There are various key benchmarks that banks and other financial institutions use to figure out the rate at which they should lend money.
In the U.S. and Europe, one of the most commonly used is LIBOR, or the London Interbank Offered Rate. It’s a global benchmark that affects the price of more than $370 trillion of financial assets across various currencies, and the main benchmark for short-term interest rates. Many banks, credit card companies and mortgage lenders will set their rates in relation to LIBOR.
LIBOR is basically the rate at which banks agree to lend to each other. It’s an average of the interest rate each top London bank estimates it would have to pay if it needed to borrow from the other banks.
It’s also seen as a measure of trust in the financial system, and of the confidence banks have in each other’s health.
One of the issues that has been raised with LIBOR is that the logic behind the agreed-upon rate is difficult to trace – the banks’ submissions may be based on underlying transactions, but there’s no real record of what those are. The rates are estimates, not actual transactions, so banks could theoretically submit false figures.

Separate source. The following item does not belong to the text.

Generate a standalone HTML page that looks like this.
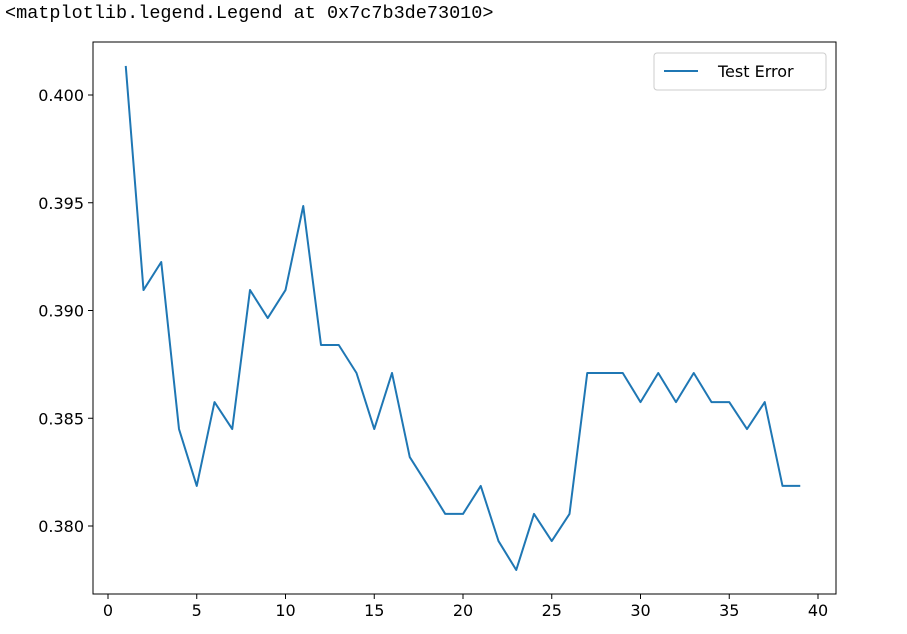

Those concerns came to a head in 2012 when the LIBOR scandal revealed there had, in fact, been large-scale fraud and collusion by member banks when it came to rate submissions. Traders at several banks were accused of conspiring to influence the final average rate by agreeing to submit rates that were either higher or lower than their actual estimates.
Several major banks, including Barclays, JP Morgan, Royal Bank of Scotland and Deutsche Bank faced hefty fines – for a total of more than $9 billion worldwide.
After the scandal broke, U.K. regulators took over from the British Bankers’ Association to ensure there was proper oversight, and an independent review suggested LIBOR submissions be based on actual interbank deposit market transactions – one of many recommendations the British government accepted and passed into law. Manipulating the benchmark was turned into a criminal offence.
While LIBOR, in its revised format, remains the main global benchmark, authorities have promised to remove it by 2021, and some countries have already began moving to other indices.
In early 2018, the Federal Reserve Bank of New York announced the Secured Overnight Financing Rate, the Broad General Collateral Rate and the Tri-Party General Collateral Rate would replace U.S. dollar LIBOR as overnight interbank lending references.
Canada also promised to review its key benchmark, CDOR. The Canadian Dollar Offered Rate is also a short-term credit instrument, which provides the rate at which banks are committed to lending to companies. While no wrongdoing has been proven with the Canadian dollar-based lending metric CDOR, questions have been raised about its validity for years by investors and industry groups. A lawsuit is pending against several U.S. and Canadian banks over allegations they colluded to reduce the interest they would owe investors on CDOR.
The Bank of Canada is looking for a market risk free benchmark to replace or work along with CDOR, and is also studying a lesser-known index called CORRA, or the Canadian Overnight Repo Rate Average, which is determined by actual market transactions. The review is looking to broaden the volume of trades used to calculate those rates.